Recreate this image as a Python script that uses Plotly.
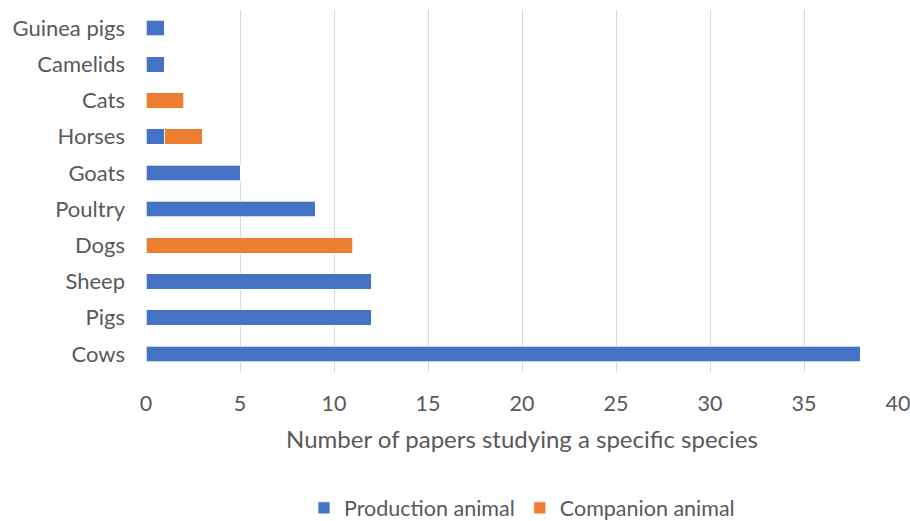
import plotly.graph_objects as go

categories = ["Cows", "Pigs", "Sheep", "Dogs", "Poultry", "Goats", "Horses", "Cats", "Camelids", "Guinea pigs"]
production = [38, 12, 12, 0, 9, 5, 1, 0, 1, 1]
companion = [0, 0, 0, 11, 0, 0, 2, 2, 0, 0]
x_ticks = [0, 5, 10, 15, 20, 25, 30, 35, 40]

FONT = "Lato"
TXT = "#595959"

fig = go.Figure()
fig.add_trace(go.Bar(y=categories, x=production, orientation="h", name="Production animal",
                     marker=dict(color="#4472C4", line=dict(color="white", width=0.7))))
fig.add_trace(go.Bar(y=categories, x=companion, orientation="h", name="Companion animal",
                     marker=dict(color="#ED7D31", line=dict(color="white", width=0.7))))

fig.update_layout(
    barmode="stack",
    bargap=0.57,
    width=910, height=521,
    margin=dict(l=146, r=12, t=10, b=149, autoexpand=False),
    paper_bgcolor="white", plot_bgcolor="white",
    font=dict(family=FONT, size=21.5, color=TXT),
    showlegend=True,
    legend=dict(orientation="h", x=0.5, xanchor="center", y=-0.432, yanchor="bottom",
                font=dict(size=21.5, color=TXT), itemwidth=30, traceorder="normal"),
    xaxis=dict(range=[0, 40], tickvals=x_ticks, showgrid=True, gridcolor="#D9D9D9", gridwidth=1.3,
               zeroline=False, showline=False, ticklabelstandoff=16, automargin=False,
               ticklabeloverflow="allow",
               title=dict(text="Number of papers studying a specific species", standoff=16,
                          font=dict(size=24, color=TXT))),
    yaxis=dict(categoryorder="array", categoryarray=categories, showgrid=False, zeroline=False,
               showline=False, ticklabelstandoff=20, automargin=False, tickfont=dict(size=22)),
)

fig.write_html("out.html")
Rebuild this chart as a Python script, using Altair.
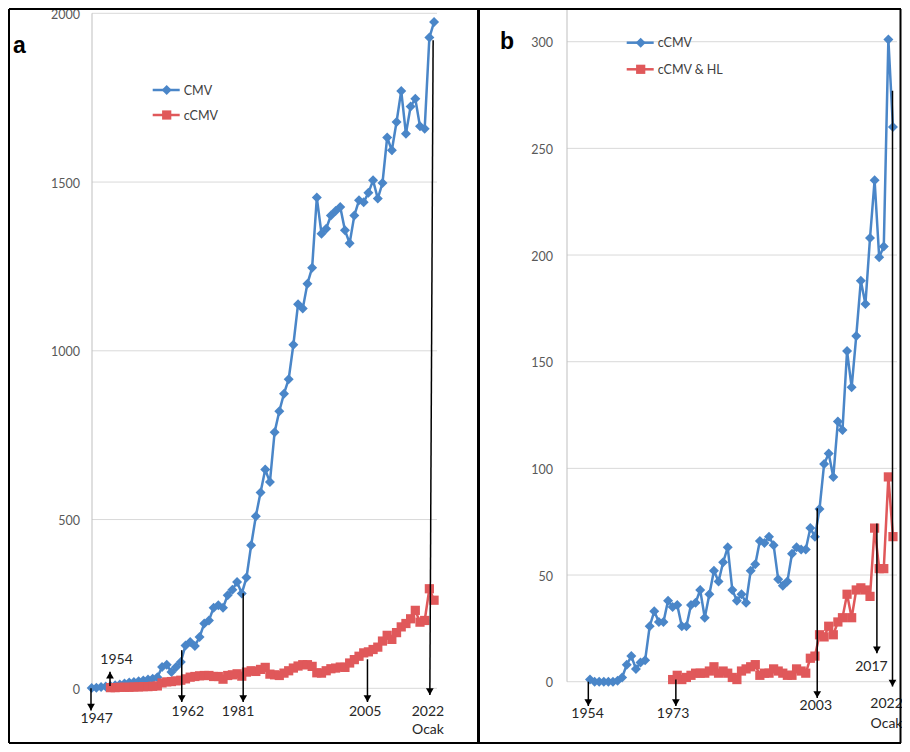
- - - - -
→ STATED PROBLEM: Using the material above, set down every line exactly, but skip the pictures.

→ WORKED ANSWER:
Recreate this image as a Python script that uses Plotly.
import plotly.graph_objects as go

categories = ["Cows", "Pigs", "Sheep", "Dogs", "Poultry", "Goats", "Horses", "Cats", "Camelids", "Guinea pigs"]
production = [38, 12, 12, 0, 9, 5, 1, 0, 1, 1]
companion = [0, 0, 0, 11, 0, 0, 2, 2, 0, 0]
x_ticks = [0, 5, 10, 15, 20, 25, 30, 35, 40]

FONT = "Lato"
TXT = "#595959"

fig = go.Figure()
fig.add_trace(go.Bar(y=categories, x=production, orientation="h", name="Production animal",
                     marker=dict(color="#4472C4", line=dict(color="white", width=0.7))))
fig.add_trace(go.Bar(y=categories, x=companion, orientation="h", name="Companion animal",
                     marker=dict(color="#ED7D31", line=dict(color="white", width=0.7))))

fig.update_layout(
    barmode="stack",
    bargap=0.57,
    width=910, height=521,
    margin=dict(l=146, r=12, t=10, b=149, autoexpand=False),
    paper_bgcolor="white", plot_bgcolor="white",
    font=dict(family=FONT, size=21.5, color=TXT),
    showlegend=True,
    legend=dict(orientation="h", x=0.5, xanchor="center", y=-0.432, yanchor="bottom",
                font=dict(size=21.5, color=TXT), itemwidth=30, traceorder="normal"),
    xaxis=dict(range=[0, 40], tickvals=x_ticks, showgrid=True, gridcolor="#D9D9D9", gridwidth=1.3,
               zeroline=False, showline=False, ticklabelstandoff=16, automargin=False,
               ticklabeloverflow="allow",
               title=dict(text="Number of papers studying a specific species", standoff=16,
                          font=dict(size=24, color=TXT))),
    yaxis=dict(categoryorder="array", categoryarray=categories, showgrid=False, zeroline=False,
               showline=False, ticklabelstandoff=20, automargin=False, tickfont=dict(size=22)),
)

fig.write_html("out.html")
Rebuild this chart as a Python script, using Altair.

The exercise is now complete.